Alternatively, instead of calling df.to_hdf, you could append to a HDFStore:
import numpy as np
import pandas as pd
filename = '/tmp/test.h5'
store = pd.HDFStore(filename)
for i in range(2):
df = pd.DataFrame(np.arange(10).reshape((5,2)) * 10**i, columns=['A', 'B'])
store.append('data', df)
store.close()
store = pd.HDFStore(filename)
data = store['data']
print(data)
store.close()
yields
A B
0 0 1
1 2 3
2 4 5
3 6 7
4 8 9
0 0 10
1 20 30
2 40 50
3 60 70
4 80 90
This should be possible with PyTables. You'll need to use the EArray class though.
As an example, the following is a script I wrote to import chunked training data stored as .npy files into a single .h5 file.
import numpy
import tables
import os
training_data = tables.open_file('nn_training.h5', mode='w')
a = tables.Float64Atom()
bl_filter = tables.Filters(5, 'blosc') # fast compressor at a moderate setting
training_input = training_data.create_earray(training_data.root, 'X', a,
(0, 1323), 'Training Input',
bl_filter, 4000000)
training_output = training_data.create_earray(training_data.root, 'Y', a,
(0, 27), 'Training Output',
bl_filter, 4000000)
for filename in os.listdir('input'):
print "loading {}...".format(filename)
a = numpy.load(os.path.join('input', filename))
print "writing to h5"
training_input.append(a)
for filename in os.listdir('output'):
print "loading {}...".format(filename)
training_output.append(numpy.load(os.path.join('output', filename)))
Take a look at the docs for detailed instructions, but very briefly, the create_earray function takes 1) a data root or parent node; 2) an array name; 3) a datatype atom; 4) a shape with a 0 in the dimension you want to expand; 5) a verbose descriptor; 6) a compression filter; and 7) an expected number of rows along the expandable dimension. Only the first two are required, but you'll probably use all seven in practice. The function accepts a few other optional arguments as well; again, see the docs for details.
Once the array is created, you can use its append method in the expected way.

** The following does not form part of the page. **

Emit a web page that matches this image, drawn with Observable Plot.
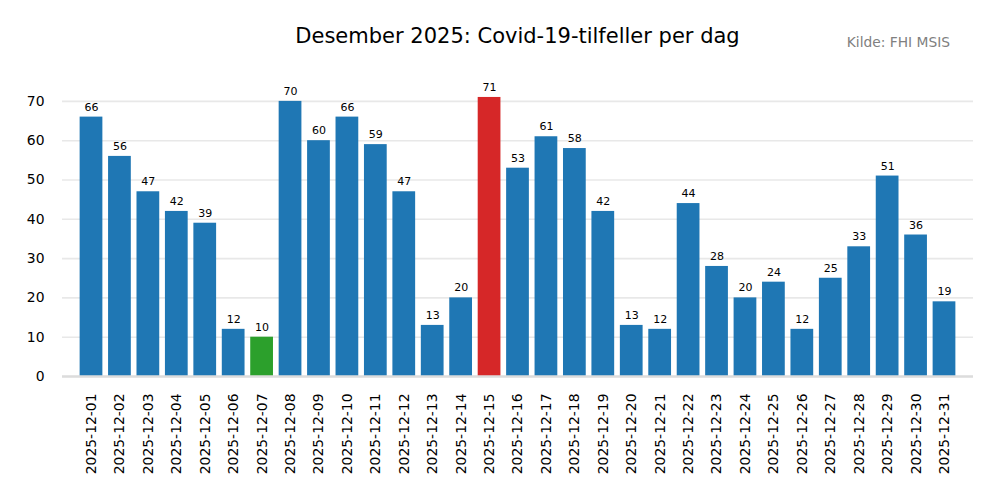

If you have a very large single CSV file, you may want to stream the conversion to hdf, e.g.:
import numpy as np
import pandas as pd
from IPython.display import clear_output
CHUNK_SIZE = 5000000
filename = 'data.csv'
dtypes = {'latitude': float, 'longitude': float}
iter_csv = pd.read_csv(
filename, iterator=True,
dtype=dtypes, encoding='utf-8', chunksize=CHUNK_SIZE)
cnt = 0
for ix, chunk in enumerate(iter_csv):
chunk.to_hdf(
"data.hdf", 'data', format='table', append=True)
cnt += CHUNK_SIZE
clear_output(wait=True)
print(f"Processed {cnt:,.0f} coordinates..")
Tested with a 64GB CSV file and 450 Million coordinates (about 10 Minutes conversion).